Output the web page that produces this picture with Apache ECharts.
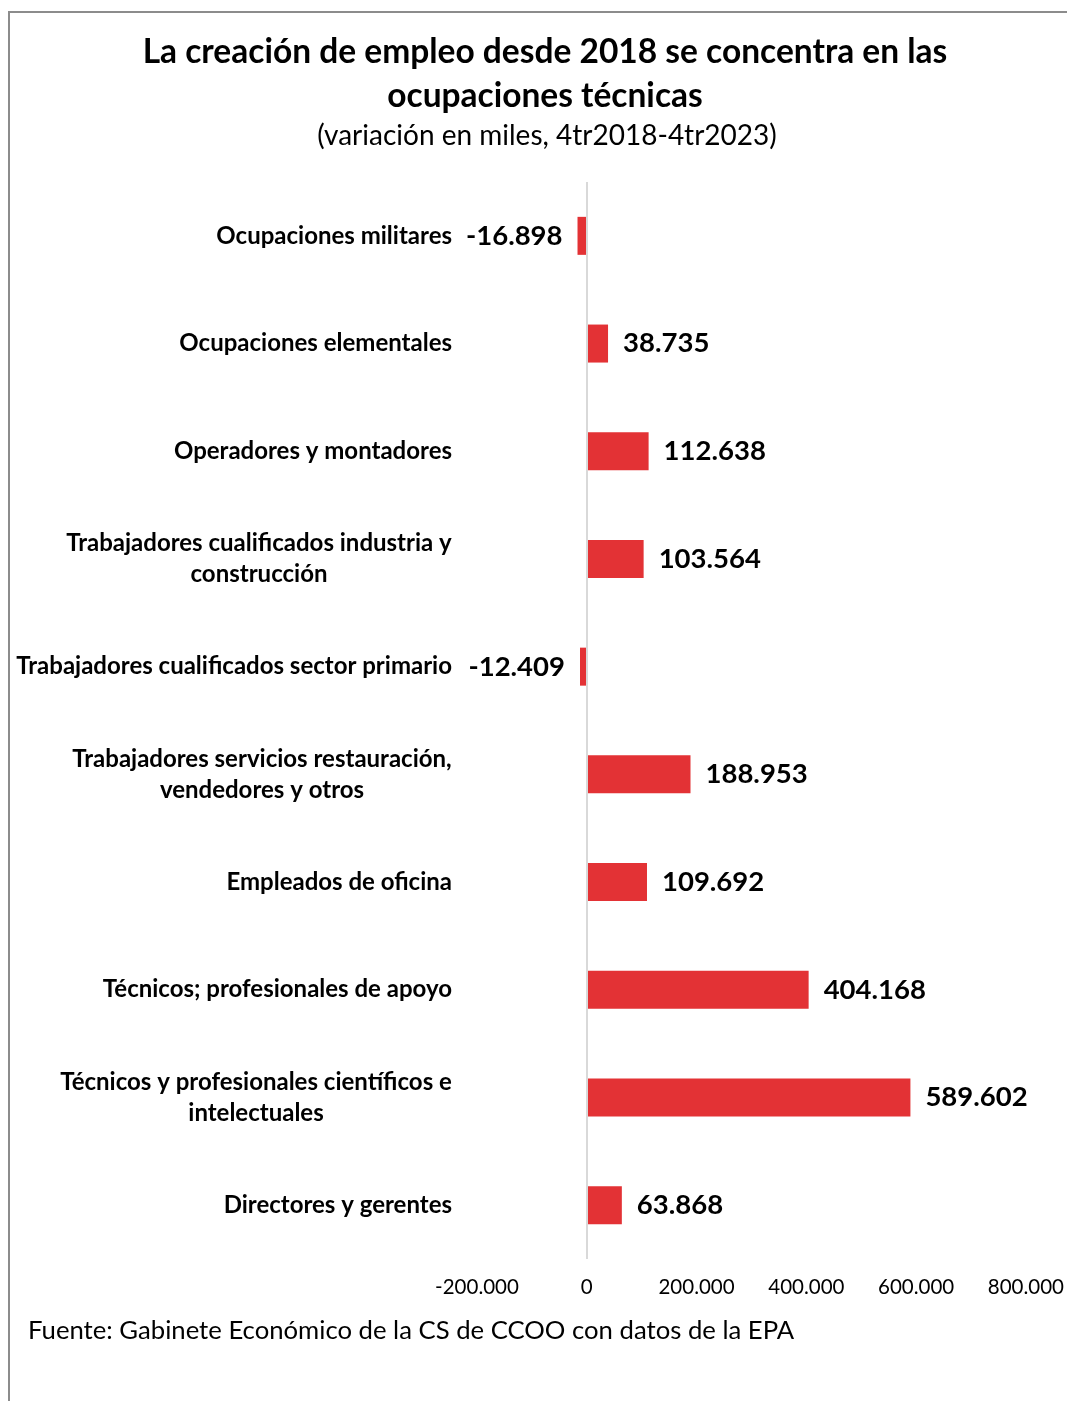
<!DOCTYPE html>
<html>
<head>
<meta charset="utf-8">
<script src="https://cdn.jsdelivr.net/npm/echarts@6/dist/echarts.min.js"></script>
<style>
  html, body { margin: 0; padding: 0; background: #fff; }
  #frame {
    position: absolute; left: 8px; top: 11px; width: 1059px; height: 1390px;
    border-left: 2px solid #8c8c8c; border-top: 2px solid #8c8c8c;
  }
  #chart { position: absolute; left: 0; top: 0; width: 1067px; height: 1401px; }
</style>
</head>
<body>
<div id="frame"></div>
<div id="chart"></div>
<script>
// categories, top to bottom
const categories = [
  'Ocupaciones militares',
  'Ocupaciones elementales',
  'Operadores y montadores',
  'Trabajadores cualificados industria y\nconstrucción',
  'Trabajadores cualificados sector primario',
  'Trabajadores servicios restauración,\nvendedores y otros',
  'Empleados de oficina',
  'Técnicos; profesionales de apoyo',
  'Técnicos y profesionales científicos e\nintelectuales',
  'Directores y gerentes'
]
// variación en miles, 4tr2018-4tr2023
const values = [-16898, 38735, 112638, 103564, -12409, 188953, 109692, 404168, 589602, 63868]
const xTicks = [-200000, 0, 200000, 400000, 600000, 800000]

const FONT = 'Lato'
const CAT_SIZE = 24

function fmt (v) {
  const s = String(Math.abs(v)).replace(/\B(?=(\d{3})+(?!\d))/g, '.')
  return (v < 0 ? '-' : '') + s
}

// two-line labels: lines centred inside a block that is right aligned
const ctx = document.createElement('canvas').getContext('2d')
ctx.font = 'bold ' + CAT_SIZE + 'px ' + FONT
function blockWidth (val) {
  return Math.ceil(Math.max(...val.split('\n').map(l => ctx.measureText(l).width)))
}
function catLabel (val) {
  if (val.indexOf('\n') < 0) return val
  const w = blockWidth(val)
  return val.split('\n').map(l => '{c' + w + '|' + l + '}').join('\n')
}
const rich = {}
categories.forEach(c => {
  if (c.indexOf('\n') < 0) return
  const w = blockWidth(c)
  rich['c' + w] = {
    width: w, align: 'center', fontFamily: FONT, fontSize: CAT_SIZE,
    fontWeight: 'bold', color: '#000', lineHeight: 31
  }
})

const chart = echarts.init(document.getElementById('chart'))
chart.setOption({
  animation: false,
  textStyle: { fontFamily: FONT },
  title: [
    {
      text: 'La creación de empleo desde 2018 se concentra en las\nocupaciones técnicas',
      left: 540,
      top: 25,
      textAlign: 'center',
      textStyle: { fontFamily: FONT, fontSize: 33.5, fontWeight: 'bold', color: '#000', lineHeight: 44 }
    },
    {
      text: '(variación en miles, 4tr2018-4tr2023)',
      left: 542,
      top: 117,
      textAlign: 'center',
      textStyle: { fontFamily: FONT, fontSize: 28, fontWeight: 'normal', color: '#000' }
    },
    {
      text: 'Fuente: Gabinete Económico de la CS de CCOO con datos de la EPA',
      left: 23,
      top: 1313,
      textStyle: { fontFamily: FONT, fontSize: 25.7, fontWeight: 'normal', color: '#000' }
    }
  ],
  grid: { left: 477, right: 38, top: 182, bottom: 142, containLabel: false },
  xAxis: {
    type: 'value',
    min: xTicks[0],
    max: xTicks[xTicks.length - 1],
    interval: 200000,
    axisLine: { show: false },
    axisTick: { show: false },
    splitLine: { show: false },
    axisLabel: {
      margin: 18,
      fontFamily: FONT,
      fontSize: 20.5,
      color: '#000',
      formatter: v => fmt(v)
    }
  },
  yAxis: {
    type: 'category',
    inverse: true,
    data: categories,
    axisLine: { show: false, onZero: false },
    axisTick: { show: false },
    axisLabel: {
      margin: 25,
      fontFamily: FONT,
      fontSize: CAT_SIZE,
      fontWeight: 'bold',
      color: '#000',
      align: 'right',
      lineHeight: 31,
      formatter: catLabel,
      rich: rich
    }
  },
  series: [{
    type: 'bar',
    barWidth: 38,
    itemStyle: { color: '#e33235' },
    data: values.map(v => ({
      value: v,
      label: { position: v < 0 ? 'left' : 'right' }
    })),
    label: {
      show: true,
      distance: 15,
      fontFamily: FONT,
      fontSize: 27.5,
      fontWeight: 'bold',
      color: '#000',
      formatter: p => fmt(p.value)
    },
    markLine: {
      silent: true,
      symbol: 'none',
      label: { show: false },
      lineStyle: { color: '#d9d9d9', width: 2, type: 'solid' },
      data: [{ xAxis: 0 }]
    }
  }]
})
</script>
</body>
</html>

**EXERCISE OBJECTIVE**
Tally up the lines holding the string "that" in this listing, and report the total alone.

**TASK SOLUTION**
2